RULES FOR YOUNG LADIES: Some arch advice on snagging a husband. Exercising the mouth into a pretty shape through repetition of certain words seems to have been an indoor sport for young nineteenth-century girls; in Little Dorrit, Charles Dickens' overly bred girl repeats, "papa, potatoes, poultry, prunes and prism." (Merrycoz.org)

Monday, February 13, 2006

Ten Thousand Things

Checking out at our Brooklyn Foodtown is not unlike getting through the intake at Ellis Island: huddled masses of people from many lands, yearning to get out of there with their cartloads of Huggies. There are impossibly narrow spaces; there are disaffected teenage clerks, also from many lands, dreamily eating pilfered Reese's cups.
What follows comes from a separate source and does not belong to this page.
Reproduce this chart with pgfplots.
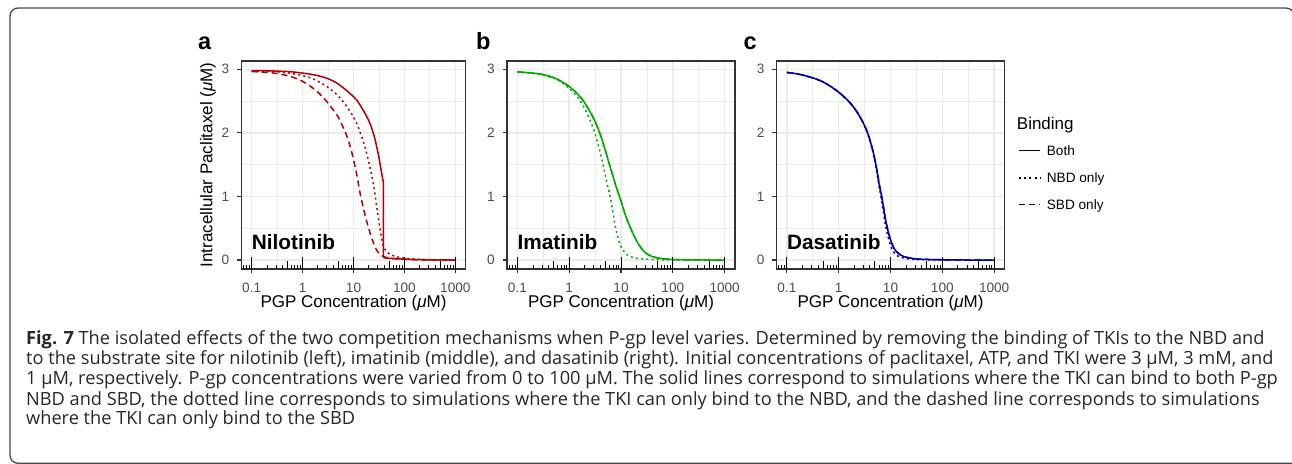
\documentclass[border=0pt]{standalone}
\usepackage{fontspec}
\setmainfont{Liberation Sans}
\newfontfamily\capfont{Open Sans}
\usepackage{pgfplots}
\pgfplotsset{compat=1.18}
\definecolor{grid92}{RGB}{235,235,235}
\definecolor{grey20}{RGB}{51,51,51}
\definecolor{grey30}{RGB}{77,77,77}
\definecolor{nilo}{RGB}{180,0,0}
\definecolor{ima}{RGB}{0,172,0}
\definecolor{dasa}{RGB}{0,0,178}
\definecolor{capcol}{RGB}{40,38,38}
\newcommand\fs[1]{\fontsize{#1}{#1}\selectfont}
\newcommand\rug{%
 \pgfplotsinvokeforeach{0.07,0.08,0.09,0.2,0.3,0.4,0.6,0.7,0.8,0.9,2,3,4,6,7,8,9,20,30,40,60,70,80,90,200,300,400,600,700,800,900}{\draw[black,line width=0.9pt] (axis cs:##1,-0.14) -- ++(0pt,4.3pt);}%
 \pgfplotsinvokeforeach{0.5,5,50,500}{\draw[black,line width=0.9pt] (axis cs:##1,-0.14) -- ++(0pt,8pt);}%
 \pgfplotsinvokeforeach{0.1,1,10,100,1000}{\draw[black,line width=0.9pt] (axis cs:##1,-0.14) -- ++(0pt,12pt);}%
}
\tikzset{
 mydot/.style={dash pattern=on 2pt off 3.2pt},
 mydash/.style={dash pattern=on 6pt off 4pt},
 mylab/.style={anchor=base west, inner sep=0pt, font=\fs{20.8}\bfseries},
}
\pgfplotsset{
  every axis/.append style={
  scale only axis, height=208pt,
  axis line style={draw=grey20, line width=1.2pt},
  grid=both,
  major grid style={line width=1.5pt, draw=grid92},
  minor grid style={line width=0.8pt, draw=grid92},
  tick align=outside, tick pos=left,
  major tick length=4.3pt, minor tick length=0pt,
  major tick style={draw=grey20, line width=1.2pt},
  xticklabel style={font=\fs{13.6}, text=grey30, anchor=base, inner sep=0pt, yshift=-19pt},
  yticklabel style={font=\fs{13.6}, text=grey30, anchor=east, inner sep=0pt, xshift=-7.7pt},
  xlabel style={font=\fs{17}, anchor=base, inner sep=0pt, at={(axis description cs:0.5,-0.1875)}},
  },
}
\begin{document}
\begin{tikzpicture}[x=1pt,y=1pt]
\useasboundingbox (0,0) rectangle (1292,463);
\clip (0,0) rectangle (1292,463);
\draw[line width=1.3pt, black!72, rounded corners=8pt] (1294,-0.3) -- (10,-0.3) -- (10,455) -- (1294,455) -- (1294,-0.3);

% ---------- panel a ----------
\begin{axis}[xmode=log, xmin=0.0631, xmax=1585, ymin=-0.14, ymax=3.13,
  xtick={0.1,1,10,100,1000}, xticklabels={0.1,1,10,100,1000},
  minor xtick={0.3162,3.162,31.62,316.2},
  ytick={0,1,2,3}, yticklabels={0,1,2,3}, minor ytick={0.5,1.5,2.5},
  anchor=south west, at={(241.5pt,194pt)}, width=224pt,
  xlabel={PGP Concentration (\textit{μ}M)},
  ylabel={Intracellular Paclitaxel (\textit{μ}M)},
  ylabel style={font=\fs{17}, anchor=center, inner sep=0pt, at={(axis description cs:-0.1496,0.5)}}]
\addplot[nilo, line width=1.5pt, mydash, smooth] coordinates {(0.1,2.965) (0.2,2.95) (0.3,2.935) (0.5,2.90) (0.7,2.865) (1,2.81) (1.5,2.72) (2,2.64) (3,2.49) (4,2.36) (5,2.25) (6,2.12) (7,2.00) (8,1.87) (9,1.73) (10,1.58) (11,1.43) (12,1.28) (13.4,1.06) (15,0.88) (16.5,0.74) (18,0.62) (20,0.49) (22,0.38) (24.4,0.28) (27,0.19) (30,0.13) (33,0.09) (37,0.065) (41,0.05) (50,0.033) (70,0.02) (100,0.013) (200,0.006) (500,0.002) (1000,0.001)};
\addplot[nilo, line width=1.5pt, mydot, smooth] coordinates {(0.1,2.975) (0.2,2.968) (0.3,2.96) (0.5,2.945) (0.7,2.925) (1,2.90) (1.5,2.86) (2,2.81) (3,2.73) (4,2.65) (5,2.58) (7,2.44) (10,2.25) (12,2.12) (14,1.97) (16,1.84) (18,1.69) (20,1.54) (22,1.39) (24,1.24) (26,1.08) (28,0.89) (30,0.72) (32,0.57) (34,0.44) (36,0.33) (38,0.24) (40,0.19) (45,0.13) (50,0.10) (60,0.07) (70,0.052) (85,0.04) (100,0.03) (150,0.018) (200,0.012) (300,0.007) (500,0.004) (1000,0.002)};
\addplot[nilo, line width=1.5pt] coordinates {(0.1,2.98) (0.2,2.976) (0.3,2.972) (0.5,2.965) (0.7,2.955) (1,2.94) (1.5,2.92) (2,2.90) (3,2.86) (4,2.815) (5,2.77) (7,2.68) (10,2.57) (12,2.50) (14.4,2.40) (17,2.30) (19.5,2.21) (22,2.11) (24.4,2.0) (26.5,1.90) (28.4,1.79) (31,1.65) (33,1.53) (35,1.41) (37,1.30) (38.5,1.23) (38.6,0.06) (40,0.035) (50,0.028) (70,0.021) (100,0.015) (150,0.009) (200,0.006) (300,0.004) (500,0.002) (1000,0.001)};
\rug
\node[mylab] at (axis cs:0.1,0.168) {Nilotinib};
\end{axis}

% ---------- panel b ----------
\begin{axis}[xmode=log, xmin=0.0631, xmax=1585, ymin=-0.14, ymax=3.13,
  xtick={0.1,1,10,100,1000}, xticklabels={0.1,1,10,100,1000},
  minor xtick={0.3162,3.162,31.62,316.2},
  ytick={0,1,2,3}, yticklabels={0,1,2,3}, minor ytick={0.5,1.5,2.5},
  xlabel={PGP Concentration (\textit{μ}M)},
  anchor=south west, at={(507pt,194pt)}, width=228pt]
\addplot[ima, line width=1.5pt, mydash, smooth] coordinates {(0.1,2.96) (0.2,2.94) (0.3,2.92) (0.5,2.87) (0.7,2.81) (1,2.73) (1.5,2.60) (2,2.47) (3,2.22) (4,1.97) (5,1.72) (6,1.50) (7,1.32) (8,1.16) (10,0.93) (12,0.72) (15,0.52) (20,0.30) (25,0.18) (30,0.11) (40,0.055) (50,0.035) (70,0.018) (100,0.01) (200,0.004) (500,0.001) (1000,0.0)};
\addplot[ima, line width=1.5pt, mydot, smooth] coordinates {(0.1,2.955) (0.2,2.935) (0.3,2.91) (0.5,2.86) (0.7,2.80) (1,2.70) (1.5,2.55) (2,2.38) (2.5,2.21) (3,2.04) (3.5,1.86) (4,1.68) (4.5,1.50) (5,1.33) (5.5,1.17) (6,1.05) (6.5,0.90) (7,0.75) (7.5,0.60) (8,0.48) (9,0.32) (10,0.21) (12,0.11) (15,0.055) (20,0.03) (30,0.015) (50,0.007) (100,0.003) (1000,0.0)};
\addplot[ima, line width=1.5pt, smooth] coordinates {(0.1,2.96) (0.2,2.94) (0.3,2.92) (0.5,2.87) (0.7,2.81) (1,2.73) (1.5,2.60) (2,2.47) (3,2.22) (4,1.97) (5,1.72) (6,1.50) (7,1.32) (8,1.16) (10,0.93) (12,0.72) (15,0.52) (20,0.30) (25,0.18) (30,0.11) (40,0.055) (50,0.035) (70,0.018) (100,0.01) (200,0.004) (500,0.001) (1000,0.0)};
\rug
\node[mylab] at (axis cs:0.1,0.168) {Imatinib};
\end{axis}

% ---------- panel c ----------
\begin{axis}[xmode=log, xmin=0.0631, xmax=1585, ymin=-0.14, ymax=3.13,
  xtick={0.1,1,10,100,1000}, xticklabels={0.1,1,10,100,1000},
  minor xtick={0.3162,3.162,31.62,316.2},
  ytick={0,1,2,3}, yticklabels={0,1,2,3}, minor ytick={0.5,1.5,2.5},
  xlabel={PGP Concentration (\textit{μ}M)},
  anchor=south west, at={(776.5pt,194pt)}, width=228pt]
\addplot[dasa, line width=1.5pt, mydash, smooth] coordinates {(0.1,2.95) (0.15,2.93) (0.2,2.91) (0.3,2.87) (0.4,2.835) (0.5,2.80) (0.7,2.73) (1,2.64) (1.5,2.51) (2,2.39) (2.5,2.27) (3,2.15) (3.5,2.03) (4,1.89) (4.5,1.74) (5,1.58) (5.5,1.40) (6,1.21) (6.5,1.07) (7,0.93) (7.5,0.78) (8,0.64) (8.5,0.54) (9,0.45) (9.5,0.38) (10,0.32) (11,0.23) (12,0.17) (13,0.135) (14,0.11) (16,0.075) (18,0.057) (20,0.045) (25,0.03) (30,0.02) (50,0.01) (100,0.005) (200,0.002) (1000,0.0)};
\addplot[dasa, line width=1.5pt, mydot, smooth] coordinates {(0.1,2.95) (0.15,2.93) (0.2,2.91) (0.3,2.87) (0.4,2.835) (0.5,2.80) (0.7,2.73) (1,2.64) (1.5,2.51) (2,2.39) (2.5,2.27) (3,2.15) (3.5,2.02) (4,1.88) (4.5,1.72) (5,1.55) (5.5,1.36) (6,1.17) (6.5,1.01) (7,0.85) (7.5,0.69) (8,0.55) (8.5,0.45) (9,0.36) (9.5,0.29) (10,0.23) (11,0.15) (12,0.11) (13,0.08) (15,0.05) (20,0.025) (30,0.01) (100,0.003) (1000,0.0)};
\addplot[dasa, line width=1.5pt, smooth] coordinates {(0.1,2.95) (0.15,2.93) (0.2,2.91) (0.3,2.87) (0.4,2.835) (0.5,2.80) (0.7,2.73) (1,2.64) (1.5,2.51) (2,2.39) (2.5,2.27) (3,2.15) (3.5,2.03) (4,1.89) (4.5,1.74) (5,1.58) (5.5,1.40) (6,1.21) (6.5,1.07) (7,0.93) (7.5,0.78) (8,0.64) (8.5,0.54) (9,0.45) (9.5,0.38) (10,0.32) (11,0.23) (12,0.17) (13,0.135) (14,0.11) (16,0.075) (18,0.057) (20,0.045) (25,0.03) (30,0.02) (50,0.01) (100,0.005) (200,0.002) (1000,0.0)};
\rug
\node[mylab] at (axis cs:0.1,0.168) {Dasatinib};
\end{axis}

% panel letters
\node[anchor=base west, inner sep=0pt, font=\fs{23.5}\bfseries] at (198,413.7) {a};
\node[anchor=base west, inner sep=0pt, font=\fs{23.5}\bfseries] at (476,413.7) {b};
\node[anchor=base west, inner sep=0pt, font=\fs{23.5}\bfseries] at (743.3,413.7) {c};

% legend
\node[anchor=base west, inner sep=0pt, font=\fs{17}] at (1016.7,333) {Binding};
\draw[black, line width=1.5pt] (1019,312.3) -- (1040,312.3);
\draw[black, line width=1.5pt, dash pattern=on 2pt off 3.2pt] (1019,285) -- (1040,285);
\draw[black, line width=1.5pt, dash pattern=on 6pt off 4pt] (1019,258.3) -- (1040,258.3);
\node[anchor=base west, inner sep=0pt, font=\fs{13.6}] at (1046.7,307.8) {Both};
\node[anchor=base west, inner sep=0pt, font=\fs{13.6}] at (1046.7,280.5) {NBD only};
\node[anchor=base west, inner sep=0pt, font=\fs{13.6}] at (1046.7,253.8) {SBD only};

% caption
\begin{scope}[every node/.style={anchor=base west, inner sep=0pt, font=\capfont\fs{18.2}, text=capcol}]
\node at (26,118) {\textbf{Fig. 7} The isolated effects of the two competition mechanisms when P-gp level varies. Determined by removing the binding of TKIs to the NBD and};
\node at (26,98) {to the substrate site for nilotinib (left), imatinib (middle), and dasatinib (right). Initial concentrations of paclitaxel, ATP, and TKI were 3 μM, 3 mM, and};
\node at (26,78) {1 μM, respectively. P-gp concentrations were varied from 0 to 100 μM. The solid lines correspond to simulations where the TKI can bind to both P-gp};
\node at (26,58) {NBD and SBD, the dotted line corresponds to simulations where the TKI can only bind to the NBD, and the dashed line corresponds to simulations};
\node at (26,38) {where the TKI can only bind to the SBD};
\end{scope}
\end{tikzpicture}
\end{document}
If you have any self-preservative instincts at all, you start bagging your own groceries as soon as the disaffected teen scans your Greenpoints card*.
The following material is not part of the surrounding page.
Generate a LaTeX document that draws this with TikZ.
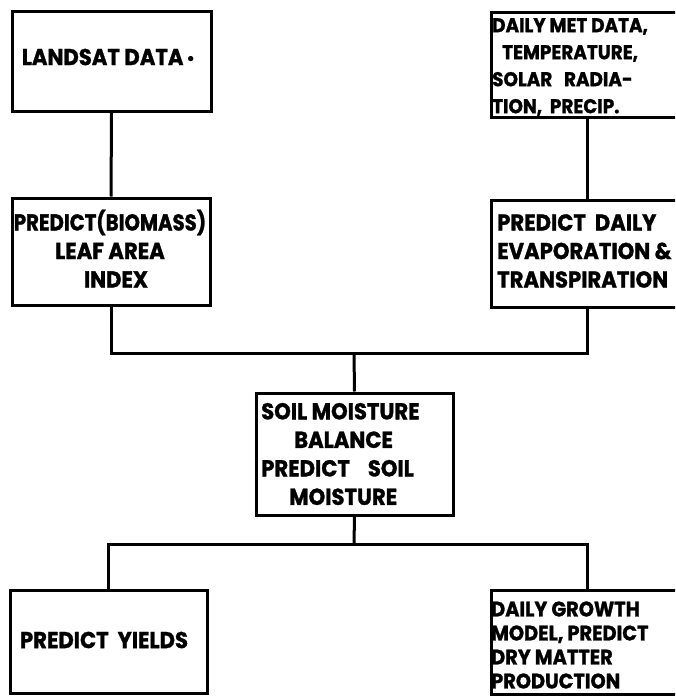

Which is why I felt white-hot rage pooling in the backs of my knees on Saturday night when the older lady in front of me and the Comrade paid for her box of something, plucked another plastic bag off the rack, and then promptly fell into a K-hole as she tried to pull it open along its unhelpfully underperforated edges. We all stood there while the world slowed and finally stopped, and our groceries piled up, and our fellow shoppers piled up, and I prepared a fresh clip for my imaginary tommy gun.
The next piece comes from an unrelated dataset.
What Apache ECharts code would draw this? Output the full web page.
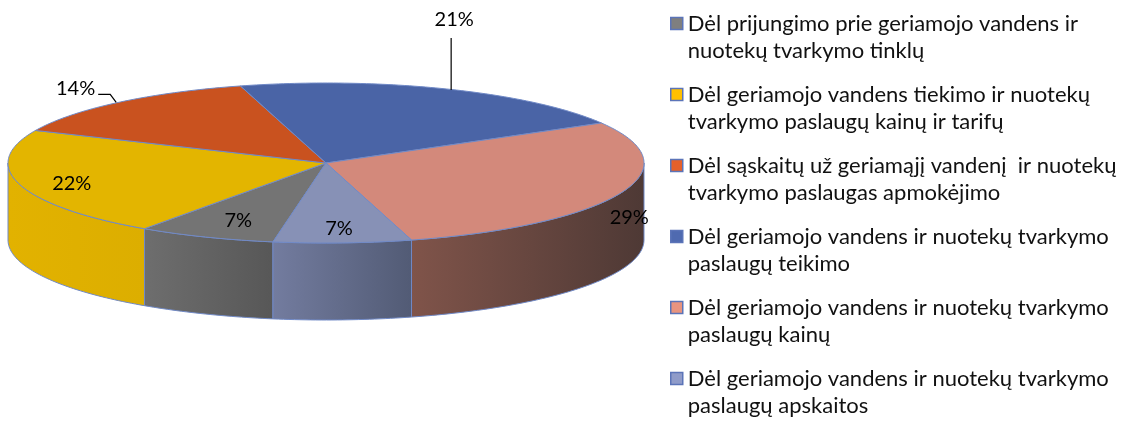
<!DOCTYPE html>
<html>
<head>
<meta charset="utf-8">
<script src="https://cdn.jsdelivr.net/npm/echarts@6/dist/echarts.min.js"></script>
<style>
  html, body { margin: 0; padding: 0; background: #fff; }
  #chart { width: 1136px; height: 423px; }
</style>
</head>
<body>
<div id="chart"></div>
<script>
// slices, in clockwise order
const categories = [
  'Dėl prijungimo prie geriamojo vandens ir nuotekų tvarkymo tinklų',
  'Dėl geriamojo vandens tiekimo ir nuotekų tvarkymo paslaugų kainų ir tarifų',
  'Dėl sąskaitų už geriamąjį vandenį  ir nuotekų tvarkymo paslaugas apmokėjimo',
  'Dėl geriamojo vandens ir nuotekų tvarkymo paslaugų teikimo',
  'Dėl geriamojo vandens ir nuotekų tvarkymo paslaugų kainų',
  'Dėl geriamojo vandens ir nuotekų tvarkymo paslaugų apskaitos'
];
const values = [7, 22, 14, 21, 29, 7];

const TOP_COLOR = ['#747474', '#E3B500', '#C9521F', '#4A64A6', '#D3897B', '#8791B6'];
const SIDE_COLOR = [
  ['#6E6E6E', '#575757'],
  ['#E2B200', '#DCAE00'],
  ['#C24E1E', '#A84419'],
  ['#46609E', '#3B5288'],
  ['#80544A', '#4E3935'],
  ['#737C9F', '#525B75']
];
const LEGEND_COLOR = ['#7F7F7F', '#FFC000', '#E5602A', '#4F6AB0', '#E8947F', '#8F9BC9'];
const LABEL_MODE = ['inside', 'inside', 'elbowLeft', 'up', 'edge', 'inside'];
const LABEL_R = [0.73, 0.83, 1, 1, 1.03, 0.78];
const EDGE_COLOR = '#7089C6';
const FONT = 'Lato, "Noto Sans", sans-serif';

// pseudo 3d pie layout (px)
const PIE = {cx: 326, cy: 163, rx: 318, ry: 80, depth: 77, startAngle: 189.6};

const total = values.reduce((a, b) => a + b, 0);
const starts = [];
let acc = PIE.startAngle;
values.forEach((v) => {
  starts.push(acc);
  acc += v / total * 360;
});

function pt(deg, dy = 0, k = 1) {
  const t = deg * Math.PI / 180;
  return [PIE.cx + PIE.rx * k * Math.sin(t), PIE.cy - PIE.ry * k * Math.cos(t) + dy];
}

function arcPoints(a0, a1, dy) {
  const pts = [];
  const n = Math.max(2, Math.ceil(Math.abs(a1 - a0)));
  for (let i = 0; i <= n; i++) {
    pts.push(pt(a0 + (a1 - a0) * i / n, dy));
  }
  return pts;
}

// wrap legend names the way the original does (about 47 chars per line)
function wrap(name, maxLen) {
  const words = name.split(' ');
  const lines = [];
  let line = '';
  words.forEach((w, i) => {
    const next = i === 0 ? w : line + ' ' + w;
    if (next.length > maxLen && line) {
      lines.push(line);
      line = w;
    } else {
      line = next;
    }
  });
  lines.push(line);
  return lines;
}

function makeRender(idx) {
  return function (params, api) {
    const a0 = starts[idx];
    const a1 = a0 + api.value(0) / total * 360;
    const children = [];

    // front wall: only the part facing the viewer (90..270 deg)
    [[90, 270], [450, 630]].forEach(([lo, hi]) => {
      const s = Math.max(a0, lo);
      const e = Math.min(a1, hi);
      if (e <= s) return;
      const top = arcPoints(s, e, 0);
      const bottom = arcPoints(e, s, PIE.depth);
      children.push({
        type: 'polygon',
        shape: {points: top.concat(bottom)},
        style: {
          fill: {
            type: 'linear', x: 0, y: 0, x2: 1, y2: 0,
            colorStops: [
              {offset: 0, color: SIDE_COLOR[idx][0]},
              {offset: 1, color: SIDE_COLOR[idx][1]}
            ]
          },
          stroke: EDGE_COLOR,
          lineWidth: 1
        }
      });
    });

    // top face
    children.push({
      type: 'polygon',
      shape: {points: [[PIE.cx, PIE.cy]].concat(arcPoints(a0, a1, 0))},
      style: {fill: TOP_COLOR[idx], stroke: EDGE_COLOR, lineWidth: 1}
    });

    // data label
    const mid = (a0 + a1) / 2;
    const text = Math.round(api.value(0) / total * 100) + '%';
    const textStyle = {text: text, fontSize: 20, fontFamily: FONT, fill: '#000'};
    const mode = LABEL_MODE[idx];
    const center = {align: 'center', verticalAlign: 'middle'};
    if (mode === 'inside') {
      const p = pt(mid, 3, LABEL_R[idx]);
      children.push({type: 'text', x: p[0], y: p[1], style: Object.assign(center, textStyle)});
    } else if (mode === 'edge') {
      const p = pt(mid, PIE.depth * 0.3, LABEL_R[idx]);
      children.push({type: 'text', x: p[0], y: p[1], style: Object.assign(center, textStyle)});
    } else if (mode === 'up') {
      const p = pt(mid, 0);
      const x = p[0] + 5;
      children.push({type: 'polyline', shape: {points: [[x, p[1] + 1], [x, p[1] - 51]]},
        style: {stroke: '#000', lineWidth: 1.2, fill: null}});
      children.push({type: 'text', x: x + 3, y: p[1] - 69, style: Object.assign(center, textStyle)});
    } else {
      const p = pt(mid, 0);
      const q = [p[0] - 8, p[1] - 8];
      const r = [q[0] - 12, q[1]];
      children.push({type: 'polyline', shape: {points: [[p[0] - 2, p[1]], q, r]},
        style: {stroke: '#000', lineWidth: 1.2, fill: null}});
      children.push({type: 'text', x: r[0] - 3, y: r[1] - 6,
        style: Object.assign({align: 'right', verticalAlign: 'middle'}, textStyle)});
    }

    return {type: 'group', children: children};
  };
}

const chart = echarts.init(document.getElementById('chart'));

const series = categories.map((name, i) => ({
  type: 'custom',
  name: name,
  coordinateSystem: 'none',
  silent: true,
  itemStyle: {color: LEGEND_COLOR[i]},
  data: [[values[i]]],
  renderItem: makeRender(i)
}));

chart.setOption({
  animation: false,
  legend: {
    orient: 'vertical',
    left: 665,
    top: -22,
    height: 700,
    itemGap: -10,
    itemWidth: 12,
    itemHeight: 12,
    icon: 'rect',
    selectedMode: false,
    data: categories.map((name, i) => ({
      name: name,
      itemStyle: {color: LEGEND_COLOR[i], borderColor: '#5B74B8', borderWidth: 1.5}
    })),
    // leading empty line keeps the icon level with the first text line
    formatter: (name) => '\n' + wrap(name, 47).join('\n'),
    textStyle: {
      fontFamily: FONT,
      fontSize: 22,
      lineHeight: 27,
      color: '#111'
    }
  },
  series: series
});
</script>
</body>
</html>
So imagine my shame when the Comrade said, "Here, let me help you -- you have gloves on," took the bag, opened it and handed it back. Now imagine that shame multiplied tenfold when she said in a matter-of-fact way, "I just can't get it together, I have no money, and everything's falling apart."

I patted her on the back and said, "Well, your bag works now!" She laughed, and I laughed, and the Comrade laughed, and we all laughed.

I am naturally Chip-and-Dale polite, friends, but maybe not naturally kind. Imagine my disappointment in myself. Now imagine that disappointment multiplied tenfold when I realized I was wearing an overpriced Ganesh medallion I bought on Bleecker Street.

*I understand there are places here in our own United States where the teenager bags the groceries for you, and another wheels them out to your waiting car. O, to push a cart through those Elysian Fields!

4 Comments:

Anonymous Anonymous said...

Speaking of politeness...

Where I'm blogging right now, people get paid per unique visit to the page (except me. I disabled the Adsense ads because I hate Google). So what they're doing is constantly trying to shock one another, or disgust, revolt, or provoke in order to get clicks.

I have been chided by others for calling this behavior childish, and I don't know what to do. I know I'm right, and I know precisely because I'm right I can't win this fight.

I was thinking of putting up an incredibly esoteric argument along the lines of this, and seeing what happens:

"Political maturity can come from two separate, irreconcilable starting points:

1) Man cannot be trusted; his desires are base and the best way to deal with man is to account for the desire and satisfy it. Man is an animal, not a rational animal.

2) All men do evil because they desire a greater good. It is impossible to kill oneself out of despair without satisying at least one want. Man is a rational animal to greater or lesser degrees, and he needs to be respected for that fact.

These two points of view lend themselves to tremendous insights: #1 can be seen in "Ambition is made to counteract ambition," the basis of our Constitution. #2 can be seen in good families: good parents and kids, agreed on the ends, bring forth an amazing amount of ways those ends can be achieved.

But anything other than a commitment to one point of view or the other is less than mature. Either you trust man as rational, or you don't. If you waver, you're a big baby who doesn't care for whether the Good or mere order can come about, and your involvement in the political is purely as a chaotic element. You're no better, in that case, than the people who voted for Bush because they liked Laura Bush's dress. All other positions politically - "I am concerned with the state of freedom," or "I want guns for 6 year olds," or "I love being taxed out of my inheritance" - depend on how you believe man acts or will act. There's no getting around this.

Perhaps this statement of what rational political thinking is can be extended to other matters, seemingly less than political (although I hold the political is all of life). Any takers?"

Think that'll fly? Or am I gonna get stoned by the unbelievers?

5:13 PM  
Anonymous Anonymous said...

Oh, Frostine--I just wrote Fistine, someone else altogether, perhaps....

I am so dazzled by these gleaming bolts of self-awareness:

"I am naturally Chip-and-Dale polite, friends, but maybe not naturally kind."

always,
Your fan

8:34 PM  
Blogger frostine said...

Dear Judith, this pleases me immensely. If can I count you among my fans, then who cares that I'm never going to be Truffaut?

xoxo,

Woody Allen

2:24 PM  
Blogger thirty-year-old secretary said...

I think you actually are a kind person. You made a joke and the situation became bearable.